#EURegionsWeek UNIVERSITY: Territorialising EU Cohesion Policy to bring it closer to citizens
Territorialisation of Cohesion Policy could contribute achievement of better results from more place-based interventions, but also it could bring EU Cohesion Policy closer to the citizens, contributing to addressing the "democratic deficit" in the EU and counteracting the rising tide of anti-EU populism.
John Bachtler kicked off the sessions with an observation that "place-based policies were especially important in light of the growing public discontent with the economic, social and political status quo in many regions" that had been neglected by regional policies so far. He argued that the biggest challenge in territorialising Cohesion Policy was effective engagement of citizens. Thus, he pleaded for democratic innovations in Cohesion Policy such as "open programming" or "participatory budgeting".
While recognising that the EU lacks competence in spatial planning, Giancarlo Cotella observed that there were many ways in which cross-fertilisation between Cohesion Policy and domestic spatial planning could take place, leading to more place-based interventions. In practice, however, these synergies between Cohesion Policy and planning are seldom realised, due to a separation of programming for the purpose of EU funds. His recommendation was to “develop a strong Territorial Agenda for Europe post-2020, and focus on its application.”
Marcin Dąbrowski brought attention to the notion of spatial justice. In his talk he illustrated that despite growing convergence in economic terms across the European region, a closer look at the scale below that of a region (below NUTS 2) reveals that a growing number of territories remains stagnant or in decline. By the same token, in many urban areas across the EU socio-spatial inequalities and segregation have been rising and deepening as a result of the 2008 crisis. Against this background, he argued for adopting spatial justice as an alternative lens through which one could assess and manage Cohesion Policy. For this, however, “we need higher resolution data and new assessment tools to understand the impacts of interventions funded with ESIF on the procedural and distributive dimensions of spatial justice”.

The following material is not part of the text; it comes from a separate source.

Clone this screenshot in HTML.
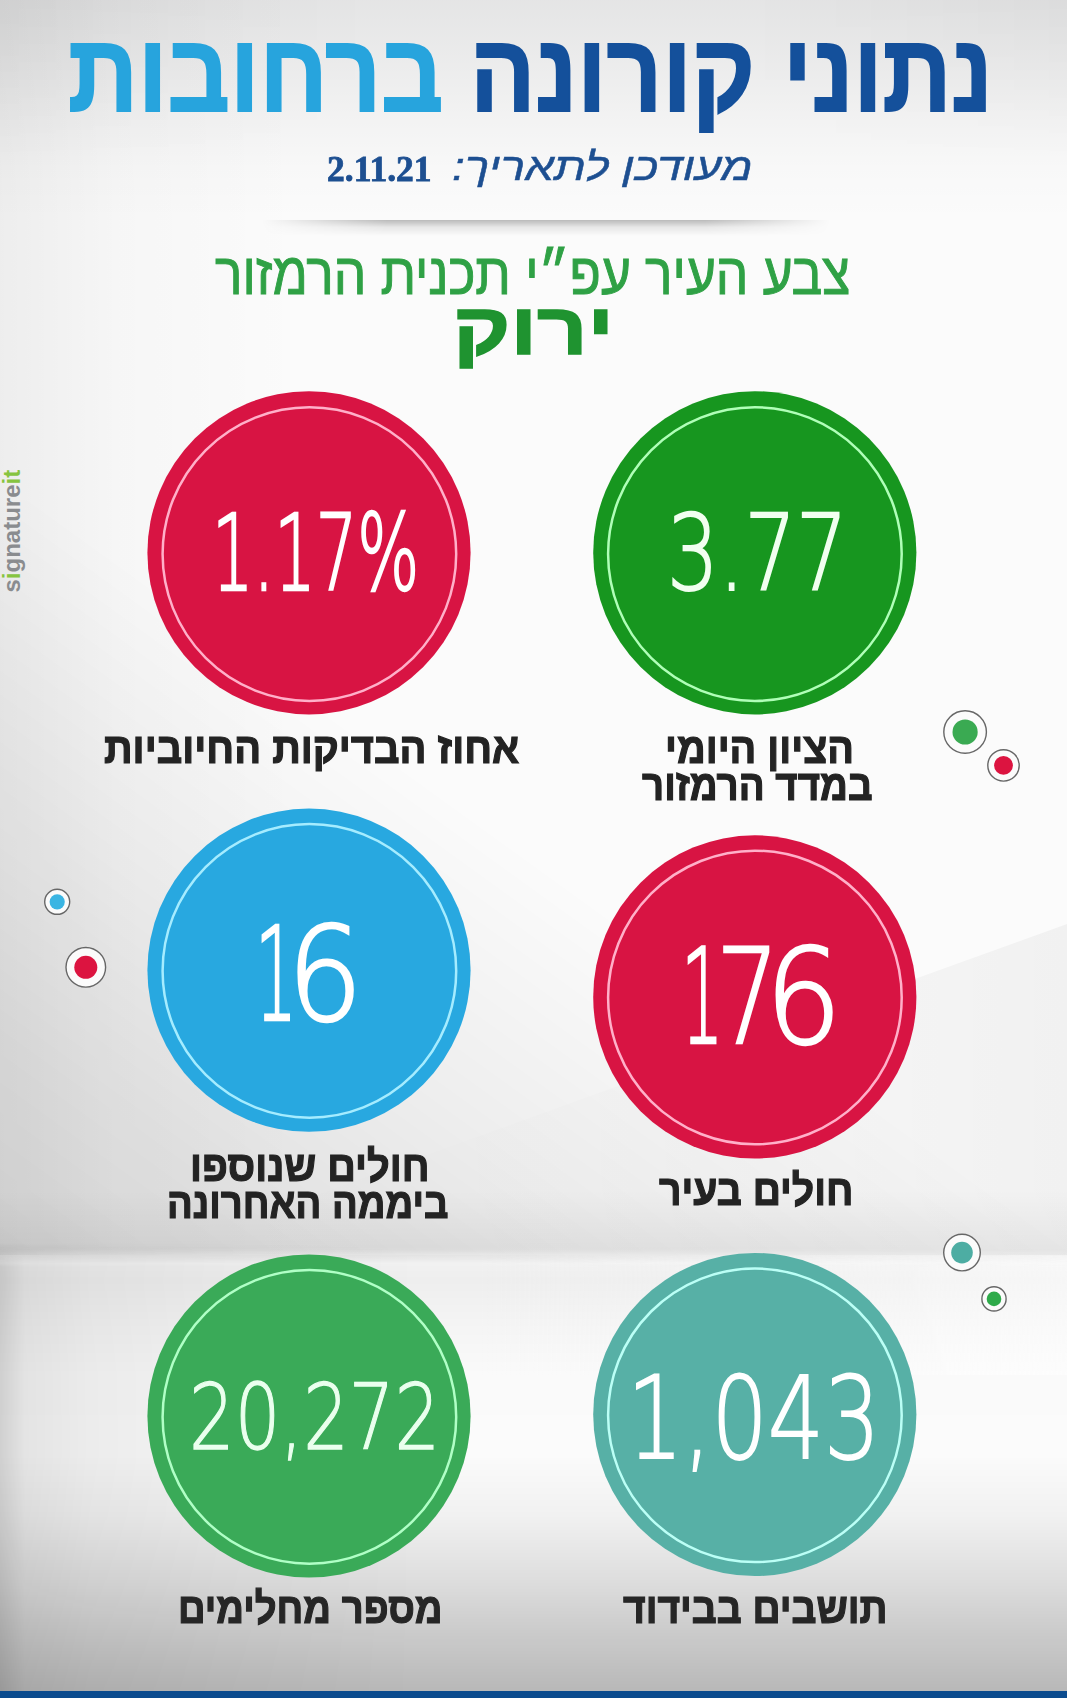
<!DOCTYPE html>
<html lang="he"><head><meta charset="utf-8"><title>נתוני קורונה ברחובות</title>
<style>
html,body{margin:0;padding:0;background:#fff}
#page{position:relative;width:1067px;height:1698px;overflow:hidden;background:#fbfbfb;}
.bg{position:absolute;left:0;top:0;width:1067px;height:1698px}
.art{position:absolute;left:0;top:0}
#bar{position:absolute;left:0;top:1691px;width:1067px;height:7px;background:#0b4b8e}
#shadow{position:absolute;left:262px;top:220px;width:568px;height:16px;background:linear-gradient(to bottom,rgba(0,0,0,.26),rgba(0,0,0,.08) 45%,rgba(0,0,0,0));-webkit-mask-image:linear-gradient(to right,transparent,#000 22%,#000 78%,transparent);mask-image:linear-gradient(to right,transparent,#000 22%,#000 78%,transparent)}
#logo{position:absolute;left:0;top:0;font-family:"Liberation Sans",sans-serif;font-weight:700;font-size:24px;line-height:1;color:#8a8c8f;white-space:nowrap;transform-origin:0 0;transform:translate(-0.5px,592.5px) rotate(-90deg)}
#logo b{color:#86c440}
</style></head><body>
<div id="page">
<div class="bg" style="height:260px;background:linear-gradient(to bottom,rgba(0,5,10,.09) 0,rgba(0,5,10,.06) 70px,rgba(0,5,10,.03) 125px,rgba(0,5,10,.012) 170px,rgba(0,0,0,0) 220px)"></div>
<div class="bg" style="height:160px;background:linear-gradient(to right,rgba(0,0,0,.04),rgba(0,0,0,0) 35%,rgba(0,0,0,0) 70%,rgba(0,0,0,.035));-webkit-mask-image:linear-gradient(to bottom,#000,transparent);mask-image:linear-gradient(to bottom,#000,transparent)"></div>
<div class="bg" style="height:1255px;background:linear-gradient(to right,rgba(0,0,0,.055),rgba(0,0,0,.02) 120px,rgba(0,0,0,0) 300px)"></div>
<div class="bg" style="top:500px;height:770px;background:linear-gradient(to top right,rgba(0,0,0,.135) 0%,rgba(0,0,0,.1) 15%,rgba(0,0,0,.05) 32%,rgba(0,0,0,0) 52%);-webkit-mask-image:linear-gradient(to bottom,#000 748px,transparent 764px);mask-image:linear-gradient(to bottom,#000 748px,transparent 764px)"></div>
<div class="bg" style="top:1190px;height:74px;background:linear-gradient(to bottom,rgba(0,0,0,0),rgba(0,0,0,.05) 60px,rgba(0,0,0,0) 74px)"></div>
<svg class="art" width="1067" height="1698" viewBox="0 0 1067 1698"><defs><linearGradient id="wg" x1="0" y1="0" x2="1" y2="0"><stop offset="0" stop-color="#000" stop-opacity="0"/><stop offset=".45" stop-color="#000" stop-opacity=".008"/><stop offset=".8" stop-color="#000" stop-opacity=".028"/><stop offset="1" stop-color="#000" stop-opacity=".04"/></linearGradient></defs><polygon points="150,1255 1067,924 1067,1255" fill="url(#wg)"/></svg>
<div class="bg" style="top:1243px;height:448px;-webkit-mask-image:linear-gradient(to bottom,transparent 0,#000 24px);mask-image:linear-gradient(to bottom,transparent 0,#000 24px)">
<div class="bg" style="top:12px;height:436px;background:linear-gradient(to bottom,rgba(0,0,0,.035) 0,rgba(0,0,0,.05) 25px,rgba(0,0,0,.025) 75px,rgba(0,0,0,.005) 120px,rgba(0,0,0,0) 200px,rgba(0,0,0,.04) 260px,rgba(0,0,0,.12) 330px,rgba(0,0,0,.2) 385px,rgba(0,0,0,.265) 436px)"></div>
<div class="bg" style="top:0;height:448px;background:linear-gradient(to right,rgba(0,0,0,.17),rgba(0,0,0,.09) 25px,rgba(0,0,0,.06) 90px,rgba(0,0,0,.03) 220px,rgba(0,0,0,0) 420px)"></div>
<div class="bg" style="top:12px;height:120px;background:linear-gradient(to left,rgba(255,255,255,.5),rgba(255,255,255,0) 55%)"></div>
</div>
<div id="shadow"></div>
<svg class="art" width="1067" height="1698" viewBox="0 0 1067 1698"><circle cx="309" cy="552.8" r="161.6" fill="#d81443"/><circle cx="309.4" cy="554.1" r="146.8" fill="none" stroke="#ffb0c9" stroke-width="2.5"/><circle cx="754.8" cy="552.8" r="161.6" fill="#17961f"/><circle cx="754.9" cy="554.1" r="146.8" fill="none" stroke="#b0ffb8" stroke-width="2.5"/><circle cx="309" cy="970.2" r="161.6" fill="#28a8e0"/><circle cx="309.4" cy="970.9" r="146.8" fill="none" stroke="#a5ecff" stroke-width="2.5"/><circle cx="754.8" cy="996.9" r="161.6" fill="#d81443"/><circle cx="754.9" cy="997.5" r="146.8" fill="none" stroke="#ffb0c9" stroke-width="2.5"/><circle cx="309" cy="1416" r="161.6" fill="#3aaa58"/><circle cx="309.4" cy="1416.9" r="146.8" fill="none" stroke="#b0ffc6" stroke-width="2.5"/><circle cx="754.8" cy="1414.5" r="161.6" fill="#57b0a6"/><circle cx="754.9" cy="1415.3" r="146.8" fill="none" stroke="#bbfff6" stroke-width="2.5"/><circle cx="965.1" cy="732" r="21.3" fill="#fbfbfb" stroke="#676767" stroke-width="1.4"/><circle cx="965.1" cy="732" r="12.6" fill="#3aaa52"/><circle cx="1003.5" cy="765.4" r="15.7" fill="#fbfbfb" stroke="#676767" stroke-width="1.4"/><circle cx="1003.5" cy="765.4" r="9.4" fill="#dc1440"/><circle cx="57.2" cy="901.8" r="12.5" fill="#fbfbfb" stroke="#676767" stroke-width="1.4"/><circle cx="57.2" cy="901.8" r="7.6" fill="#3ab5e3"/><circle cx="85.8" cy="967.3" r="19.8" fill="#fbfbfb" stroke="#676767" stroke-width="1.4"/><circle cx="85.8" cy="967.3" r="11.5" fill="#dc1440"/><circle cx="962" cy="1252.6" r="18.3" fill="#fbfbfb" stroke="#676767" stroke-width="1.4"/><circle cx="962" cy="1252.6" r="10.8" fill="#4dada3"/><circle cx="994" cy="1298.9" r="12.100000000000001" fill="#fbfbfb" stroke="#676767" stroke-width="1.4"/><circle cx="994" cy="1298.9" r="7.3" fill="#2eaa4a"/></svg>
<div id="logo">s<b>i</b>gnature<b>it</b></div>
<div id="t1" style='position:absolute;left:782.5px;top:17.5px;font-family:"Liberation Sans", sans-serif;font-weight:700;font-style:normal;font-size:110.5px;line-height:1;white-space:nowrap;color:#14509b;-webkit-text-stroke:2px #14509b;transform-origin:0 0;transform:scaleX(0.8695);direction:rtl;'>נתוני</div>
<div id="t2" style='position:absolute;left:469.9px;top:17.5px;font-family:"Liberation Sans", sans-serif;font-weight:700;font-style:normal;font-size:110.5px;line-height:1;white-space:nowrap;color:#14509b;-webkit-text-stroke:2px #14509b;transform-origin:0 0;transform:scaleX(0.8773);direction:rtl;'>קורונה</div>
<div id="t3" style='position:absolute;left:67.9px;top:17.5px;font-family:"Liberation Sans", sans-serif;font-weight:700;font-style:normal;font-size:110.5px;line-height:1;white-space:nowrap;color:#27a4dd;-webkit-text-stroke:2px #27a4dd;transform-origin:0 0;transform:scaleX(0.8833);direction:rtl;'>ברחובות</div>
<div id="s1" style='position:absolute;left:451.8px;top:147.4px;font-family:"Liberation Sans", sans-serif;font-weight:400;font-style:italic;font-size:39px;line-height:1;white-space:nowrap;color:#1d4f91;-webkit-text-stroke:.5px #1d4f91;transform-origin:0 0;transform:scaleX(1.1825);direction:rtl;'>מעודכן לתאריך:</div>
<div id="s2" style='position:absolute;left:327.0px;top:151.5px;font-family:"Liberation Serif", serif;font-weight:700;font-style:normal;font-size:35px;line-height:1;white-space:nowrap;color:#1d4f91;-webkit-text-stroke:.8px #1d4f91;transform-origin:0 0;transform:scaleX(1.0149);'>2.11.21</div>
<div id="g1" style='position:absolute;left:215.1px;top:244.6px;font-family:"Liberation Sans", sans-serif;font-weight:400;font-style:normal;font-size:58.4px;line-height:1;white-space:nowrap;color:#2fa145;-webkit-text-stroke:1px #2fa145;transform-origin:0 0;transform:scaleX(0.8804);direction:rtl;'>צבע העיר עפ״י תכנית הרמזור</div>
<div id="g2" style='position:absolute;left:453.2px;top:292.7px;font-family:"Liberation Sans", sans-serif;font-weight:700;font-style:normal;font-size:73.2px;line-height:1;white-space:nowrap;color:#1f9330;-webkit-text-stroke:1.6px #1f9330;transform-origin:0 0;transform:scaleX(1.2000);direction:rtl;'>ירוק</div>
<div id="l1" style='position:absolute;left:103.9px;top:727.4px;font-family:"Liberation Sans", sans-serif;font-weight:700;font-style:normal;font-size:43.6px;line-height:1;white-space:nowrap;color:#232323;-webkit-text-stroke:1.2px #232323;transform-origin:0 0;transform:scaleX(0.9143);direction:rtl;'>אחוז הבדיקות החיוביות</div>
<div id="l2a" style='position:absolute;left:664.8px;top:727.4px;font-family:"Liberation Sans", sans-serif;font-weight:700;font-style:normal;font-size:43.6px;line-height:1;white-space:nowrap;color:#232323;-webkit-text-stroke:1.2px #232323;transform-origin:0 0;transform:scaleX(0.9084);direction:rtl;'>הציון היומי</div>
<div id="l2b" style='position:absolute;left:642.0px;top:764.1px;font-family:"Liberation Sans", sans-serif;font-weight:700;font-style:normal;font-size:43.6px;line-height:1;white-space:nowrap;color:#232323;-webkit-text-stroke:1.2px #232323;transform-origin:0 0;transform:scaleX(0.8812);direction:rtl;'>במדד הרמזור</div>
<div id="l3a" style='position:absolute;left:190.3px;top:1145.1px;font-family:"Liberation Sans", sans-serif;font-weight:700;font-style:normal;font-size:43.6px;line-height:1;white-space:nowrap;color:#232323;-webkit-text-stroke:1.2px #232323;transform-origin:0 0;transform:scaleX(0.9105);direction:rtl;'>חולים שנוספו</div>
<div id="l3b" style='position:absolute;left:167.4px;top:1182.4px;font-family:"Liberation Sans", sans-serif;font-weight:700;font-style:normal;font-size:43.6px;line-height:1;white-space:nowrap;color:#232323;-webkit-text-stroke:1.2px #232323;transform-origin:0 0;transform:scaleX(0.8758);direction:rtl;'>ביממה האחרונה</div>
<div id="l4" style='position:absolute;left:659.0px;top:1169.1px;font-family:"Liberation Sans", sans-serif;font-weight:700;font-style:normal;font-size:43.6px;line-height:1;white-space:nowrap;color:#232323;-webkit-text-stroke:1.2px #232323;transform-origin:0 0;transform:scaleX(0.8972);direction:rtl;'>חולים בעיר</div>
<div id="l5" style='position:absolute;left:178.1px;top:1587.4px;font-family:"Liberation Sans", sans-serif;font-weight:700;font-style:normal;font-size:43.6px;line-height:1;white-space:nowrap;color:#262626;-webkit-text-stroke:1.2px #262626;transform-origin:0 0;transform:scaleX(0.8760);direction:rtl;'>מספר מחלימים</div>
<div id="l6" style='position:absolute;left:623.0px;top:1587.4px;font-family:"Liberation Sans", sans-serif;font-weight:700;font-style:normal;font-size:43.6px;line-height:1;white-space:nowrap;color:#262626;-webkit-text-stroke:1.2px #262626;transform-origin:0 0;transform:scaleX(0.8932);direction:rtl;'>תושבים בבידוד</div>
<div id="n1" style='position:absolute;left:211.8px;top:502.2px;font-family:"DejaVu Sans", "Liberation Sans", sans-serif;font-weight:200;font-style:normal;font-size:105px;line-height:1;white-space:nowrap;color:#fff;-webkit-text-stroke:2.5px #fff;transform-origin:0 0;transform:scaleX(0.6215);'>1.17%</div>
<div id="n2" style='position:absolute;left:667.4px;top:502.2px;font-family:"DejaVu Sans", "Liberation Sans", sans-serif;font-weight:200;font-style:normal;font-size:105px;line-height:1;white-space:nowrap;color:#f1fff0;-webkit-text-stroke:2px #f1fff0;transform-origin:0 0;transform:scaleX(0.7731);'>3.77</div>
<div id="n3" style='position:absolute;left:254.9px;top:910.0px;font-family:"DejaVu Sans", "Liberation Sans", sans-serif;font-weight:200;font-style:normal;font-size:130px;line-height:1;white-space:nowrap;color:#fff;-webkit-text-stroke:2.5px #fff;'><span style="display:inline-block;width:32.0px;transform-origin:0 0;transform:scaleX(0.5089)">1</span><span style="display:inline-block;transform-origin:0 0;transform:scaleX(0.9194)">6</span></div>
<div id="n4" style='position:absolute;left:681.4px;top:931.8px;font-family:"DejaVu Sans", "Liberation Sans", sans-serif;font-weight:200;font-style:normal;font-size:131px;line-height:1;white-space:nowrap;color:#fff;-webkit-text-stroke:2.5px #fff;'><span style="display:inline-block;width:34.4px;transform-origin:0 0;transform:scaleX(0.5107)">1</span><span style="display:inline-block;width:49.7px;transform-origin:0 0;transform:scaleX(0.7600)">7</span><span style="display:inline-block;transform-origin:0 0;transform:scaleX(0.9242)">6</span></div>
<div id="n5" style='position:absolute;left:189.3px;top:1371.6px;font-family:"DejaVu Sans", "Liberation Sans", sans-serif;font-weight:200;font-style:normal;font-size:91.5px;line-height:1;white-space:nowrap;color:#eaffee;-webkit-text-stroke:1.3px #eaffee;transform-origin:0 0;transform:scaleX(0.7843);'>20,272</div>
<div id="n6" style='position:absolute;left:627.4px;top:1361.6px;font-family:"DejaVu Sans", "Liberation Sans", sans-serif;font-weight:200;font-style:normal;font-size:114px;line-height:1;white-space:nowrap;color:#fff;-webkit-text-stroke:1.8px #fff;transform-origin:0 0;transform:scaleX(0.7759);'>1,043</div>
<div id="bar"></div>
</div>
</body></html>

Finally, Sonia de Gregorio Hurtado underscore the issue of growing urban poverty and explored the scope for using Cohesion Policy to reduce it. She offered a valuable historical overview of implementation and outcomes of the now somewhat forgotten URBAN initiative, predating the currently used urban policy tools, such as JESSICA, CLLD or ITI. Positing that the “urban decline and poverty cycle are one of the biggest challenges for the EU”, she argued that in the current programming period the focus has shifted away from integrated area-based interventions targeting vulnerable neighbourhoods in cities, to projects that relate more to wider urban strategies and thematic objectives, dictated by the economic policy priorities of the EU.
Take away message
EU Cohesion Policy can be brought closer to the citizens by more open programming and delegation of decision-making on parts of ESIF allocations to citizens. There is an under-used potential for connecting Cohesion Policy more closely to spatial planning at various scales, which would make the interventions supported by ESIF more place-based. The pursuit of spatial justice in the management and evaluation of the outcomes of Cohesion Policy could bring new aspects of added value of this policy.